楽器ケースとか、色々
新聞やwebニュースで、某楽器メーカーが、「理由は申しませんが、楽器ケースに入らないでください。何か事故が起きてからでは遅いのです」と注意喚起をしているのを目にしました。
そうです。楽器ケースは楽器を収納する為にあるのですから、ふざけて違う物を入れて壊したり、事故になったりしたら笑い話にもなりません。
楽器メーカーのニュースでわたしがふと思い出したのは、横溝正史の『蝶々殺人事件』でした。あの作品は金田一耕助ではなく、由利先生物で、コントラバスケースからソプラノ歌手の死体が出てきます。

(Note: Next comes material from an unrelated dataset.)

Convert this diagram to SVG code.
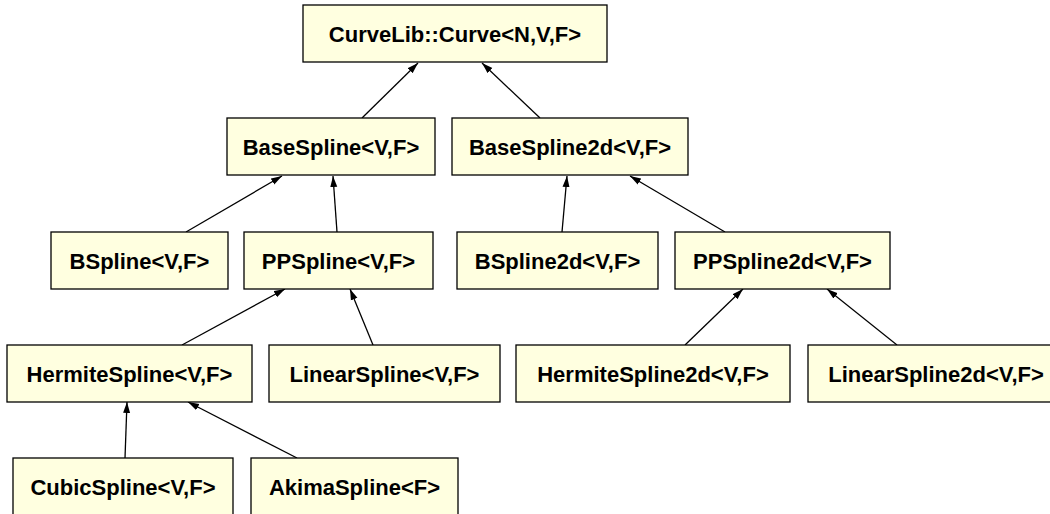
<svg xmlns="http://www.w3.org/2000/svg" width="1050" height="514" viewBox="0 0 1050 514">
<style>
.n rect{fill:#ffffe0;stroke:#000;stroke-width:1.3}
.n text{font-family:"Liberation Sans",Arial,sans-serif;font-weight:bold;font-size:22px;text-anchor:middle;fill:#000}
.e line{stroke:#000;stroke-width:1.3;fill:none;marker-end:url(#ah)}
</style>
<defs>
<marker id="ah" markerUnits="userSpaceOnUse" markerWidth="12" markerHeight="8" refX="11" refY="4" orient="auto">
<path d="M0,0.5 L11,4 L0,7.5 z" fill="#000"/>
</marker>
</defs>
<rect width="1050" height="514" fill="#fff"/>
<g class="e" id="connectors">
<line x1="362" y1="118" x2="418" y2="63"/>
<line x1="540" y1="118" x2="482" y2="63"/>
<line x1="186" y1="232" x2="282" y2="176"/>
<line x1="337" y1="232" x2="333" y2="176"/>
<line x1="562" y1="232" x2="567" y2="176"/>
<line x1="725" y1="232" x2="630" y2="176"/>
<line x1="182" y1="345" x2="285" y2="289"/>
<line x1="373" y1="345" x2="350" y2="289"/>
<line x1="685" y1="345" x2="743" y2="289"/>
<line x1="897" y1="345" x2="827" y2="289"/>
<line x1="125" y1="458" x2="127" y2="402"/>
<line x1="297" y1="458" x2="188" y2="402"/>
</g>
<g class="n" id="curve"><rect x="303" y="5" width="304" height="57"/><text x="455" y="41.5">CurveLib::Curve&lt;N,V,F&gt;</text></g>
<g class="n" id="basespline"><rect x="227" y="118" width="208" height="57"/><text x="331" y="154.5">BaseSpline&lt;V,F&gt;</text></g>
<g class="n" id="basespline2d"><rect x="452" y="118" width="236" height="57"/><text x="570" y="154.5">BaseSpline2d&lt;V,F&gt;</text></g>
<g class="n" id="bspline"><rect x="51" y="232" width="177" height="57"/><text x="139.5" y="268.5">BSpline&lt;V,F&gt;</text></g>
<g class="n" id="ppspline"><rect x="244" y="232" width="189" height="57"/><text x="338.5" y="268.5">PPSpline&lt;V,F&gt;</text></g>
<g class="n" id="bspline2d"><rect x="457" y="232" width="201" height="57"/><text x="557.5" y="268.5">BSpline2d&lt;V,F&gt;</text></g>
<g class="n" id="ppspline2d"><rect x="675" y="232" width="215" height="57"/><text x="782.5" y="268.5">PPSpline2d&lt;V,F&gt;</text></g>
<g class="n" id="hermitespline"><rect x="7" y="345" width="245" height="57"/><text x="129.5" y="381.5">HermiteSpline&lt;V,F&gt;</text></g>
<g class="n" id="linearspline"><rect x="269" y="345" width="231" height="57"/><text x="384.5" y="381.5">LinearSpline&lt;V,F&gt;</text></g>
<g class="n" id="hermitespline2d"><rect x="516" y="345" width="274" height="57"/><text x="653" y="381.5">HermiteSpline2d&lt;V,F&gt;</text></g>
<g class="n" id="linearspline2d"><rect x="808" y="345" width="256" height="57"/><text x="936" y="381.5">LinearSpline2d&lt;V,F&gt;</text></g>
<g class="n" id="cubicspline"><rect x="13" y="458" width="220" height="57"/><text x="123" y="494.5">CubicSpline&lt;V,F&gt;</text></g>
<g class="n" id="akimaspline"><rect x="251" y="458" width="207" height="57"/><text x="354.5" y="494.5">AkimaSpline&lt;F&gt;</text></g>
</svg>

大分昔に読んだので細部は忘れてしまったけれど、華やかな舞台仕立てだった覚えがあります。
歌劇が用いられるミステリには深水黎一郎の『トスカの接吻』と『ジークフリートの剣』がありました。深水黎一郎、『最後のトリック』の人です。
歌劇の『トスカ』では、ヒロインのトスカが恋人の命を助けようと当局の長官であるスカルピアとの取引を呑み、身を任せる振りをして、「これがトスカの接吻よ」とナイフで刺す場面があるのですが、普通ハリボテ、ばね仕掛けの舞台道具のナイフを使用するのに、何故か本物のナイフが舞台に持ち込まれ、スカルピア役の歌手が刺されてしまう事故で物語が始まります。芸術家探偵の神泉寺瞬一郎が謎解きをしていきます。
『ジークフリートの剣』では、『トスカの接吻』の舞台に出演していたテノール歌手が主役で、探偵役の神泉寺瞬一郎との出会いがエピソードとして語られています。探偵役は脇に回り、とある事件の裏にはこんな事情があったと謎解きをして去ります。『ジークフリートの剣』は謎解き物というよりは、一種職業物、青年の野心と成功の物語です。
芸術家探偵神泉寺瞬一郎物の第一作目は『エコール・ド・パリ殺人事件』。人物紹介や芸術論の開陳を兼ねながら、大胆なヒント提示には初読の際に驚かされました。『トスカの接吻』はその二作目で、『ジークフリートの剣』は四作目だったかしら。
ミステリにありがちな一癖ある人たち、芸術が絡むとまたなかなか味わい深くなります。